** Begin GIVEN MATERIAL **

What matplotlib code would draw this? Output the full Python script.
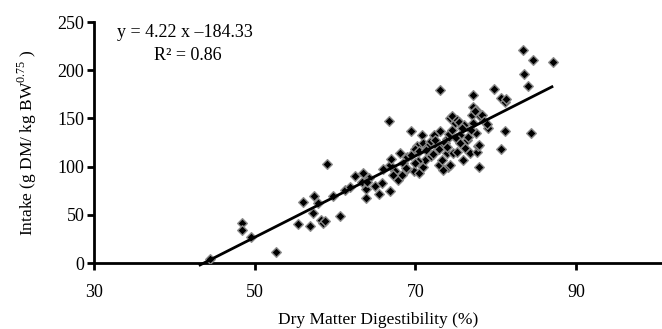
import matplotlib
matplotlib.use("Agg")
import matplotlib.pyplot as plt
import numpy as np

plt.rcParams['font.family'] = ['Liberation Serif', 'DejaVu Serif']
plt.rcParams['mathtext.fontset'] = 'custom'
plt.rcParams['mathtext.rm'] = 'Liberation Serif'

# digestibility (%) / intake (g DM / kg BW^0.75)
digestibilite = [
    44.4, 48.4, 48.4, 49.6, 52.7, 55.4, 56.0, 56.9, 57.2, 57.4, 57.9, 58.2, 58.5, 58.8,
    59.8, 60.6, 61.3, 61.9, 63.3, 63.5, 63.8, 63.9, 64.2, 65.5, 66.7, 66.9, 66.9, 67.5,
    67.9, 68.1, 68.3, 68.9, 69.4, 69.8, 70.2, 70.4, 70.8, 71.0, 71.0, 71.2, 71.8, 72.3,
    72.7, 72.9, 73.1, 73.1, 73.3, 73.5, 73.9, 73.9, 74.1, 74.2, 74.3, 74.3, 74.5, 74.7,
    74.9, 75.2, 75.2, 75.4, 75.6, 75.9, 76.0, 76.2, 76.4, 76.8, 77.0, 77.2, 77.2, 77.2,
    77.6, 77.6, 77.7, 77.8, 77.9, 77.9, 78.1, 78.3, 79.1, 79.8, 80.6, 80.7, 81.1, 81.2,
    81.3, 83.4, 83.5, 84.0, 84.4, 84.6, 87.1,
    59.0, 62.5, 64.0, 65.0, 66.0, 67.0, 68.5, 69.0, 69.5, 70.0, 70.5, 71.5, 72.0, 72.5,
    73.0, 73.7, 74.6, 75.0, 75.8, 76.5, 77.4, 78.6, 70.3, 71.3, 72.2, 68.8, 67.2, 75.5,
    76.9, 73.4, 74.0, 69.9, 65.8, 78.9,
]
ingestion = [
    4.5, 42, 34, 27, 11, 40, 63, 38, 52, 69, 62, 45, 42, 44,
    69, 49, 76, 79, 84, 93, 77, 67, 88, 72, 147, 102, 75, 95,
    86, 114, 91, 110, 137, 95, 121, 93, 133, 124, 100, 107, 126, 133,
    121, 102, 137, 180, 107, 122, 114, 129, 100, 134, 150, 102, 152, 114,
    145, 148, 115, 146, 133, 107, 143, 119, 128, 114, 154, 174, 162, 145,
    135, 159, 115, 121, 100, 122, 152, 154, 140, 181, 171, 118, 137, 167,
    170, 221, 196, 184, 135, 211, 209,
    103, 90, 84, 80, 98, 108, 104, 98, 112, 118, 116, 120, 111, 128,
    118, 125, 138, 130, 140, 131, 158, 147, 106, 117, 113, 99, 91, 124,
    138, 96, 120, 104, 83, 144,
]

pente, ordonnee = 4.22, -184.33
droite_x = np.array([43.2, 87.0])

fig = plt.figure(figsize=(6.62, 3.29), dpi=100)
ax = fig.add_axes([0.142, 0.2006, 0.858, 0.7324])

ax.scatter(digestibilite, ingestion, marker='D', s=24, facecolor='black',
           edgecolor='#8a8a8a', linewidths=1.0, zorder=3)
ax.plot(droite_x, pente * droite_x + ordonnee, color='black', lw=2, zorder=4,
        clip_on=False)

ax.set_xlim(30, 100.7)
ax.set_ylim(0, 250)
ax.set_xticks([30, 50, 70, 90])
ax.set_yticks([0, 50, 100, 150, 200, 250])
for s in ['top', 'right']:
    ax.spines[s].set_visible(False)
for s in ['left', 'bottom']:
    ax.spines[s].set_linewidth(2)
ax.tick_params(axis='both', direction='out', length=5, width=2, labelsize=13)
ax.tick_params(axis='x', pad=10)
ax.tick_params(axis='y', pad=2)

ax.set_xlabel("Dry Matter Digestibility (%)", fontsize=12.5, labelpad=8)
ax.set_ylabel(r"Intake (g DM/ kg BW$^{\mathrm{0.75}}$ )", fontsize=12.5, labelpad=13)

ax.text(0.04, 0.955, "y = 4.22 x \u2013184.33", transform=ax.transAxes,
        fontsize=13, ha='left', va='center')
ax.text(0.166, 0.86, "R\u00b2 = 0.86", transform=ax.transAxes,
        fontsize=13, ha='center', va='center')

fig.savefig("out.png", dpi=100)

** End GIVEN MATERIAL **

### EXERCISE INSTRUCTIONS
Keep only the lines that hold the string "matplotlib", and copy them out.

### FINAL ANSWER
What matplotlib code would draw this? Output the full Python script.
import matplotlib
matplotlib.use("Agg")
import matplotlib.pyplot as plt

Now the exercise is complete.